The appellants have filed a Notice of Appeal asserting a mixture of questions of law, where no leave to appeal is required; and other questions, where leave to appeal is required.
For the reasons which follow, we have decided that leave to appeal should not be granted, and that the appeal should otherwise be dismissed.
[2]
Acceptable quality and the jurisdiction of the Tribunal
Section 54 of Schedule 2 of the Competition and Consumer Act 2010 (Cth) creates a statutory guarantee as to 'acceptable quality' in relation to the supply of goods to a consumer in certain circumstances. It relevantly states:
Guarantee as to acceptable quality
(1) If:
(a) a person supplies, in trade or commerce, goods to a consumer; and
(b) the supply does not occur by way of sale by auction;
there is a guarantee that the goods are of acceptable quality.
(2) Goods are of acceptable quality if they are as:
(a) fit for all the purposes for which goods of that kind are commonly supplied; and
(b) acceptable in appearance and finish; and
(c) free from defects; and
(d) safe; and
(e) durable;
as a reasonable consumer fully acquainted with the state and condition of the goods (including any hidden defects of the goods), would regard as acceptable having regard to the matters in subsection (3).

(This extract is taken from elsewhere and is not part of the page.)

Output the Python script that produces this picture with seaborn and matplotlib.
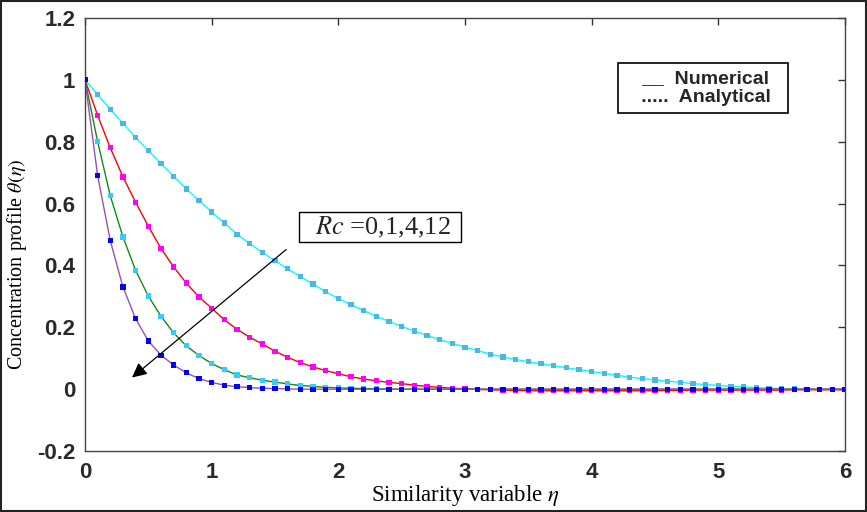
import matplotlib
matplotlib.use('Agg')
import matplotlib.pyplot as plt
import numpy as np
import pandas as pd
import seaborn as sns
from matplotlib.patches import Rectangle

# similarity variable, read every 0.1
eta = np.round(np.arange(0, 6.01, 0.1), 2)

theta_rc0 = [1.000, 0.952, 0.905, 0.859, 0.814, 0.771, 0.729, 0.688, 0.647, 0.610,
             0.573, 0.537, 0.501, 0.471, 0.442, 0.415, 0.389, 0.364, 0.340, 0.315,
             0.293, 0.273, 0.254, 0.236, 0.219, 0.203, 0.188, 0.174, 0.160, 0.148,
             0.136, 0.125, 0.113, 0.104, 0.096, 0.089, 0.082, 0.076, 0.069, 0.063,
             0.057, 0.051, 0.045, 0.039, 0.034, 0.030, 0.026, 0.022, 0.018, 0.015,
             0.012, 0.009, 0.0075, 0.005, 0.003, 0.002, 0.001, 0.0, 0.0, 0.0, 0.0]

theta_rc1 = [1.000, 0.885, 0.780, 0.686, 0.604, 0.527, 0.455, 0.395, 0.343, 0.298,
             0.262, 0.224, 0.194, 0.168, 0.146, 0.123, 0.103, 0.086, 0.072, 0.060,
             0.050, 0.040, 0.033, 0.027, 0.022, 0.018, 0.013, 0.009, 0.006, 0.003,
             0.001, -0.001, -0.002, -0.003, -0.004, -0.005, -0.005, -0.005, -0.005, -0.005,
             -0.005, -0.005, -0.005, -0.005, -0.005, -0.005, -0.004, -0.004, -0.003, -0.003,
             -0.003, -0.003, -0.003, -0.003, -0.003, -0.003, -0.002, -0.002, -0.002, -0.002, -0.002]

theta_rc4 = [1.000, 0.800, 0.625, 0.492, 0.384, 0.301, 0.236, 0.182, 0.140, 0.109,
             0.083, 0.063, 0.046, 0.037, 0.029, 0.023, 0.017, 0.012, 0.009, 0.006,
             0.004, 0.003, 0.002, 0.001, 0.0, 0.0, 0.0, 0.0, 0.0, 0.0,
             0.0, 0.0, 0.0, 0.0, 0.0, 0.0, 0.0, 0.0, 0.0, 0.0,
             0.0, 0.0, 0.0, 0.0, 0.0, 0.0, 0.0, 0.0, 0.0, 0.0,
             0.0, 0.0, 0.0, 0.0, 0.0, 0.0, 0.0, 0.0, 0.0, 0.0, 0.0]

theta_rc12 = [1.000, 0.690, 0.480, 0.330, 0.228, 0.156, 0.110, 0.078, 0.053, 0.034,
              0.022, 0.013, 0.008, 0.005, 0.003, 0.002, 0.001, 0.0, 0.0, 0.0,
              0.0, 0.0, 0.0, 0.0, 0.0, 0.0, 0.0, 0.0, 0.0, 0.0,
              0.0, 0.0, 0.0, 0.0, 0.0, 0.0, 0.0, 0.0, 0.0, 0.0,
              0.0, 0.0, 0.0, 0.0, 0.0, 0.0, 0.0, 0.0, 0.0, 0.0,
              0.0, 0.0, 0.0, 0.0, 0.0, 0.0, 0.0, 0.0, 0.0, 0.0, 0.0]

rc_values = ['0', '1', '4', '12']
line_colors = ['#00FFFF', '#FF0000', '#138A13', '#9B4FB5']
marker_colors = ['#4DB6E6', '#FF00FF', '#33CCFF', '#0000FF']
yticks = [-0.2, 0, 0.2, 0.4, 0.6, 0.8, 1, 1.2]
ytick_labels = ['-0.2', '0', '0.2', '0.4', '0.6', '0.8', '1', '1.2']
xticks = [0, 1, 2, 3, 4, 5, 6]


def main():
    sns.set_theme(style='white')
    plt.rcParams['font.family'] = ['Liberation Sans', 'DejaVu Sans']
    plt.rcParams['mathtext.fontset'] = 'stix'

    df = pd.DataFrame({'eta': np.tile(eta, 4),
                       'theta': theta_rc0 + theta_rc1 + theta_rc4 + theta_rc12,
                       'Rc': np.repeat(rc_values, len(eta))})

    fig = plt.figure(figsize=(8.67, 5.12), dpi=100)
    ax = fig.add_axes([0.098, 0.119, 0.8766, 0.846])

    # numerical solution: solid lines
    sns.lineplot(data=df, x='eta', y='theta', hue='Rc', palette=line_colors,
                 linewidth=1.0, legend=False, ax=ax, zorder=2)
    # analytical solution: dotted markers
    sns.scatterplot(data=df, x='eta', y='theta', hue='Rc', palette=marker_colors,
                    marker='s', s=14, linewidth=0, legend=False, ax=ax, zorder=3)

    ax.set_xlim(0, 6)
    ax.set_ylim(-0.2, 1.2)
    ax.set_xticks(xticks)
    ax.set_yticks(yticks)
    ax.set_yticklabels(ytick_labels)
    ax.tick_params(direction='in', length=5, width=1, top=True, right=True,
                   labelsize=16, colors='#333333')
    ax.tick_params(axis='x', pad=8)
    ax.tick_params(axis='y', pad=7)
    for lab in ax.get_xticklabels() + ax.get_yticklabels():
        lab.set_fontweight('bold')
        lab.set_color('#2a2a2a')
    for sp in ax.spines.values():
        sp.set_color('#444444')
        sp.set_linewidth(1.0)

    ax.set_xlabel(r'Similarity variable $\eta$', family='Liberation Serif',
                  fontsize=16.5, labelpad=0, color='black')
    ax.set_ylabel(r'Concentration profile $\theta(\eta)$', family='Liberation Serif',
                  fontsize=14.5, color='black')
    ax.yaxis.set_label_coords(-0.074, 0.43)

    # legend written as a text box
    ax.text(4.88, 0.973, '   __  Numerical  \n   .....  Analytical  ', ha='center', va='center',
            fontsize=14, fontweight='bold', linespacing=1.2,
            bbox=dict(boxstyle='square,pad=0.35', fc='white', ec='black', lw=1.2))

    ax.annotate('', xy=(0.355, 0.032), xytext=(1.605, 0.457),
                arrowprops=dict(arrowstyle='-|>', color='black', lw=0.9,
                                mutation_scale=22))
    ax.text(2.33, 0.524, r'  $Rc$ =0,1,4,12  ', ha='center', va='center',
            family='Liberation Serif', fontsize=19,
            bbox=dict(boxstyle='square,pad=0.1', fc='white', ec='black', lw=1.0))

    fig.patches.append(Rectangle((0.001, 0.001), 0.998, 0.998, transform=fig.transFigure,
                                 fill=False, ec='#222222', lw=1.5))

    fig.savefig('out.png', dpi=100)


if __name__ == '__main__':
    main()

(3) The matters for the purposes of subsection (2) are:
(a) the nature of the goods; and
(b) the price of the goods (if relevant); and
(c) any statements made about the goods on any packaging or label on the goods; and
(d) any representation made about the goods by the supplier or manufacturer of the goods; and
(e) any other relevant circumstances relating to the supply of the goods.
(4) If:
(a) goods supplied to a consumer are not of acceptable quality; and
(b) the only reason or reasons why they are not of acceptable quality were specifically drawn to the consumer's attention before the consumer agreed to the supply;
the goods are taken to be of acceptable quality.
(5) If:
(a) goods are displayed for sale or hire; and
(b) the goods would not be of acceptable quality if they were supplied to a consumer;
the reason or reasons why they are not of acceptable quality are taken, for the purposes of subsection (4), to have been specifically drawn to a consumer's attention if those reasons were disclosed on a written notice that was displayed with the goods and that was transparent.
(6) Goods do not fail to be of acceptable quality if:
(a) the consumer to whom they are supplied causes them to become of unacceptable quality, or fails to take reasonable steps to prevent them from becoming of unacceptable quality; and
(b) they are damaged by abnormal use.
(7) Goods do not fail to be of acceptable quality if:
(a) the consumer acquiring the goods examines them before the consumer agrees to the supply of the goods; and
(b) the examination ought reasonably to have revealed that the goods were not of acceptable quality.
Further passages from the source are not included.